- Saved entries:
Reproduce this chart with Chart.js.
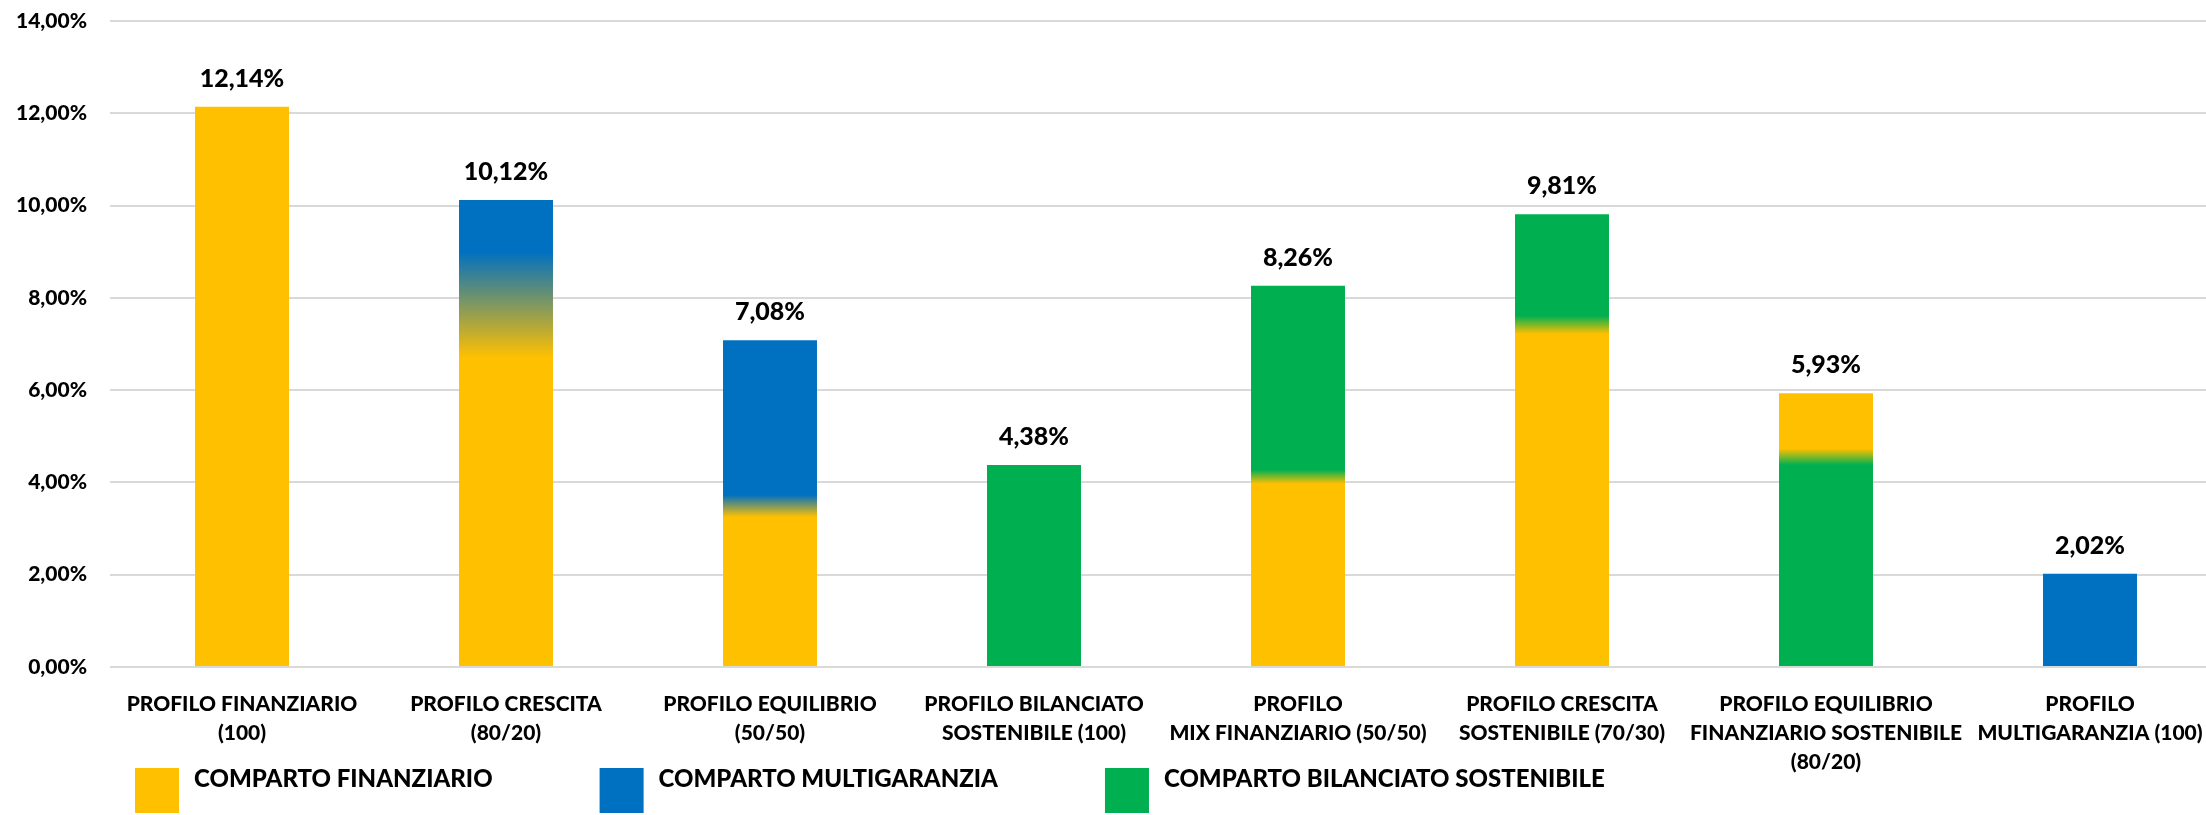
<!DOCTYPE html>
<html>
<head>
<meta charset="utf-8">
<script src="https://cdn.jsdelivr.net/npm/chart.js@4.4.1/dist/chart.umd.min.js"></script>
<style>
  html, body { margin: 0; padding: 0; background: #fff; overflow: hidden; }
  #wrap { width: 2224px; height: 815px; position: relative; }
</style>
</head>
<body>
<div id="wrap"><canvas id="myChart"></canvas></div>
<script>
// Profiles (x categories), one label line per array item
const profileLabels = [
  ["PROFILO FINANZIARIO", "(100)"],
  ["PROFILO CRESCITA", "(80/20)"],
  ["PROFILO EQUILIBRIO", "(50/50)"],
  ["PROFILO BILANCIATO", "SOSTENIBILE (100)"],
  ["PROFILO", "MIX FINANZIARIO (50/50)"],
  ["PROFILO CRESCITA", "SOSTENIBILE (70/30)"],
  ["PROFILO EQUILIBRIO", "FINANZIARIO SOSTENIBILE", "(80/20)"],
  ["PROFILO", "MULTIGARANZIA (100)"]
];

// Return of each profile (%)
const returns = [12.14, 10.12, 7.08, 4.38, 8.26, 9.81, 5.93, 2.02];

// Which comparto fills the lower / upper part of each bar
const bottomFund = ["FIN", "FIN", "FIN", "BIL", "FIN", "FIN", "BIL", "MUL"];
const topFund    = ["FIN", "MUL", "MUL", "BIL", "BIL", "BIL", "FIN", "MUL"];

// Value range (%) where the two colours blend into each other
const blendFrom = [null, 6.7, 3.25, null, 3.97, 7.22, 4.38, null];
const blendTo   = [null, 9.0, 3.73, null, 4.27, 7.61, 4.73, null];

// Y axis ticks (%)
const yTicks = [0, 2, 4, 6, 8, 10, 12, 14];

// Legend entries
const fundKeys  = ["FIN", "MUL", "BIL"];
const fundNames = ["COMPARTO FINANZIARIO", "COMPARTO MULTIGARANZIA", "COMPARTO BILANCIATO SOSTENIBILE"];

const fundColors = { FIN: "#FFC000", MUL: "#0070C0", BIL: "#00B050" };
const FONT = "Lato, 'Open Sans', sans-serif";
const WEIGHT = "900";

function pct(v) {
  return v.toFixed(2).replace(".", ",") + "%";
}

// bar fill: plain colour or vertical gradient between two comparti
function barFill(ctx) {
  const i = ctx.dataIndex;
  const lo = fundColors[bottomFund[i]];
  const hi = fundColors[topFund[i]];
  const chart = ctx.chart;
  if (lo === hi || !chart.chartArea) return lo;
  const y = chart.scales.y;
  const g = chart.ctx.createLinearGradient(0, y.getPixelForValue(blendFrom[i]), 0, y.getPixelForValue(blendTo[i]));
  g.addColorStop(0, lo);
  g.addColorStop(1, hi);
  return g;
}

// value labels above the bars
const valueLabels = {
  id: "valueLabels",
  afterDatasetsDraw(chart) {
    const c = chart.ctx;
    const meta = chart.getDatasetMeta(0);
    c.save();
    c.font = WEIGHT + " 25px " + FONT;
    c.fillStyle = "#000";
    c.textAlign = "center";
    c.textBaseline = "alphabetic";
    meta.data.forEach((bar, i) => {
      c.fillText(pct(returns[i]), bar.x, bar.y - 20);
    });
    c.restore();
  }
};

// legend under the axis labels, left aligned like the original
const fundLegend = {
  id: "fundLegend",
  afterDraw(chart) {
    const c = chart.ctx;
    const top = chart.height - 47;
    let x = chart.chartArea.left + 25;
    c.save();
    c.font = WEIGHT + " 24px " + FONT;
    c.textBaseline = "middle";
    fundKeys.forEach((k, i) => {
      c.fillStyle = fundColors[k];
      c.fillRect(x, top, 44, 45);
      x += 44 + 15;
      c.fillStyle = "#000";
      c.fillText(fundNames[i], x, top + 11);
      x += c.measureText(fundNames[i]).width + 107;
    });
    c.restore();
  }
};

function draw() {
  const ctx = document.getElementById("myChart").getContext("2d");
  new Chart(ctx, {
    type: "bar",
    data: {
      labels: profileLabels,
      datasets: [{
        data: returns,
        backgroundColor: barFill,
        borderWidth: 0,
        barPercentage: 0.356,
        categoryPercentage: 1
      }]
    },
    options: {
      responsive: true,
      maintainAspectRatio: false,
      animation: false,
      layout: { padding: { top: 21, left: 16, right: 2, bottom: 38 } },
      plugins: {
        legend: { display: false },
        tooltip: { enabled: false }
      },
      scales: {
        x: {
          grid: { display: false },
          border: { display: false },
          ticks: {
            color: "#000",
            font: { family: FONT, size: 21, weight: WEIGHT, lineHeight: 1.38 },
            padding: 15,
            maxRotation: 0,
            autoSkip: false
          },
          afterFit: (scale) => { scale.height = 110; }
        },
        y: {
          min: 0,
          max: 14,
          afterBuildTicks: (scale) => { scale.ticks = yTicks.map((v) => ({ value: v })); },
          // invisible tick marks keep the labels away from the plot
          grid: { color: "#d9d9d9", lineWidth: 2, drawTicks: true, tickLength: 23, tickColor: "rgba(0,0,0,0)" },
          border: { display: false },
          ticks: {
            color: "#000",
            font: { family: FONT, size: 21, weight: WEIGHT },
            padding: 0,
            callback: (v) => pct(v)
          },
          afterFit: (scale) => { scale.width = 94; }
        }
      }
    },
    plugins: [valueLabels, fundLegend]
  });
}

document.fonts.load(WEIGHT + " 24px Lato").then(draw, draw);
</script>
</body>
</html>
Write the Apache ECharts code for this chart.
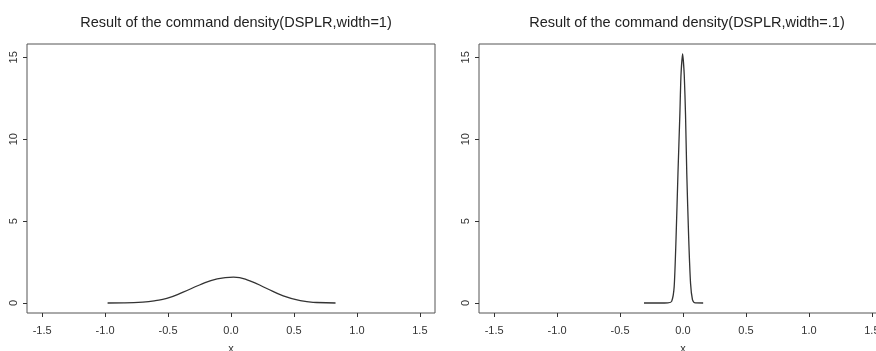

- What is being asked: Omit the pictures and restate the rest of the records verbatim.

- Task response:
Reproduce this chart with Chart.js.
<!DOCTYPE html>
<html>
<head>
<meta charset="utf-8">
<script src="https://cdn.jsdelivr.net/npm/chart.js@4.4.1/dist/chart.umd.min.js"></script>
<style>
  html, body { margin: 0; padding: 0; background: #fff; overflow: hidden; }
  #wrap { width: 2224px; height: 815px; position: relative; }
</style>
</head>
<body>
<div id="wrap"><canvas id="myChart"></canvas></div>
<script>
// Profiles (x categories), one label line per array item
const profileLabels = [
  ["PROFILO FINANZIARIO", "(100)"],
  ["PROFILO CRESCITA", "(80/20)"],
  ["PROFILO EQUILIBRIO", "(50/50)"],
  ["PROFILO BILANCIATO", "SOSTENIBILE (100)"],
  ["PROFILO", "MIX FINANZIARIO (50/50)"],
  ["PROFILO CRESCITA", "SOSTENIBILE (70/30)"],
  ["PROFILO EQUILIBRIO", "FINANZIARIO SOSTENIBILE", "(80/20)"],
  ["PROFILO", "MULTIGARANZIA (100)"]
];

// Return of each profile (%)
const returns = [12.14, 10.12, 7.08, 4.38, 8.26, 9.81, 5.93, 2.02];

// Which comparto fills the lower / upper part of each bar
const bottomFund = ["FIN", "FIN", "FIN", "BIL", "FIN", "FIN", "BIL", "MUL"];
const topFund    = ["FIN", "MUL", "MUL", "BIL", "BIL", "BIL", "FIN", "MUL"];

// Value range (%) where the two colours blend into each other
const blendFrom = [null, 6.7, 3.25, null, 3.97, 7.22, 4.38, null];
const blendTo   = [null, 9.0, 3.73, null, 4.27, 7.61, 4.73, null];

// Y axis ticks (%)
const yTicks = [0, 2, 4, 6, 8, 10, 12, 14];

// Legend entries
const fundKeys  = ["FIN", "MUL", "BIL"];
const fundNames = ["COMPARTO FINANZIARIO", "COMPARTO MULTIGARANZIA", "COMPARTO BILANCIATO SOSTENIBILE"];

const fundColors = { FIN: "#FFC000", MUL: "#0070C0", BIL: "#00B050" };
const FONT = "Lato, 'Open Sans', sans-serif";
const WEIGHT = "900";

function pct(v) {
  return v.toFixed(2).replace(".", ",") + "%";
}

// bar fill: plain colour or vertical gradient between two comparti
function barFill(ctx) {
  const i = ctx.dataIndex;
  const lo = fundColors[bottomFund[i]];
  const hi = fundColors[topFund[i]];
  const chart = ctx.chart;
  if (lo === hi || !chart.chartArea) return lo;
  const y = chart.scales.y;
  const g = chart.ctx.createLinearGradient(0, y.getPixelForValue(blendFrom[i]), 0, y.getPixelForValue(blendTo[i]));
  g.addColorStop(0, lo);
  g.addColorStop(1, hi);
  return g;
}

// value labels above the bars
const valueLabels = {
  id: "valueLabels",
  afterDatasetsDraw(chart) {
    const c = chart.ctx;
    const meta = chart.getDatasetMeta(0);
    c.save();
    c.font = WEIGHT + " 25px " + FONT;
    c.fillStyle = "#000";
    c.textAlign = "center";
    c.textBaseline = "alphabetic";
    meta.data.forEach((bar, i) => {
      c.fillText(pct(returns[i]), bar.x, bar.y - 20);
    });
    c.restore();
  }
};

// legend under the axis labels, left aligned like the original
const fundLegend = {
  id: "fundLegend",
  afterDraw(chart) {
    const c = chart.ctx;
    const top = chart.height - 47;
    let x = chart.chartArea.left + 25;
    c.save();
    c.font = WEIGHT + " 24px " + FONT;
    c.textBaseline = "middle";
    fundKeys.forEach((k, i) => {
      c.fillStyle = fundColors[k];
      c.fillRect(x, top, 44, 45);
      x += 44 + 15;
      c.fillStyle = "#000";
      c.fillText(fundNames[i], x, top + 11);
      x += c.measureText(fundNames[i]).width + 107;
    });
    c.restore();
  }
};

function draw() {
  const ctx = document.getElementById("myChart").getContext("2d");
  new Chart(ctx, {
    type: "bar",
    data: {
      labels: profileLabels,
      datasets: [{
        data: returns,
        backgroundColor: barFill,
        borderWidth: 0,
        barPercentage: 0.356,
        categoryPercentage: 1
      }]
    },
    options: {
      responsive: true,
      maintainAspectRatio: false,
      animation: false,
      layout: { padding: { top: 21, left: 16, right: 2, bottom: 38 } },
      plugins: {
        legend: { display: false },
        tooltip: { enabled: false }
      },
      scales: {
        x: {
          grid: { display: false },
          border: { display: false },
          ticks: {
            color: "#000",
            font: { family: FONT, size: 21, weight: WEIGHT, lineHeight: 1.38 },
            padding: 15,
            maxRotation: 0,
            autoSkip: false
          },
          afterFit: (scale) => { scale.height = 110; }
        },
        y: {
          min: 0,
          max: 14,
          afterBuildTicks: (scale) => { scale.ticks = yTicks.map((v) => ({ value: v })); },
          // invisible tick marks keep the labels away from the plot
          grid: { color: "#d9d9d9", lineWidth: 2, drawTicks: true, tickLength: 23, tickColor: "rgba(0,0,0,0)" },
          border: { display: false },
          ticks: {
            color: "#000",
            font: { family: FONT, size: 21, weight: WEIGHT },
            padding: 0,
            callback: (v) => pct(v)
          },
          afterFit: (scale) => { scale.width = 94; }
        }
      }
    },
    plugins: [valueLabels, fundLegend]
  });
}

document.fonts.load(WEIGHT + " 24px Lato").then(draw, draw);
</script>
</body>
</html>
Write the Apache ECharts code for this chart.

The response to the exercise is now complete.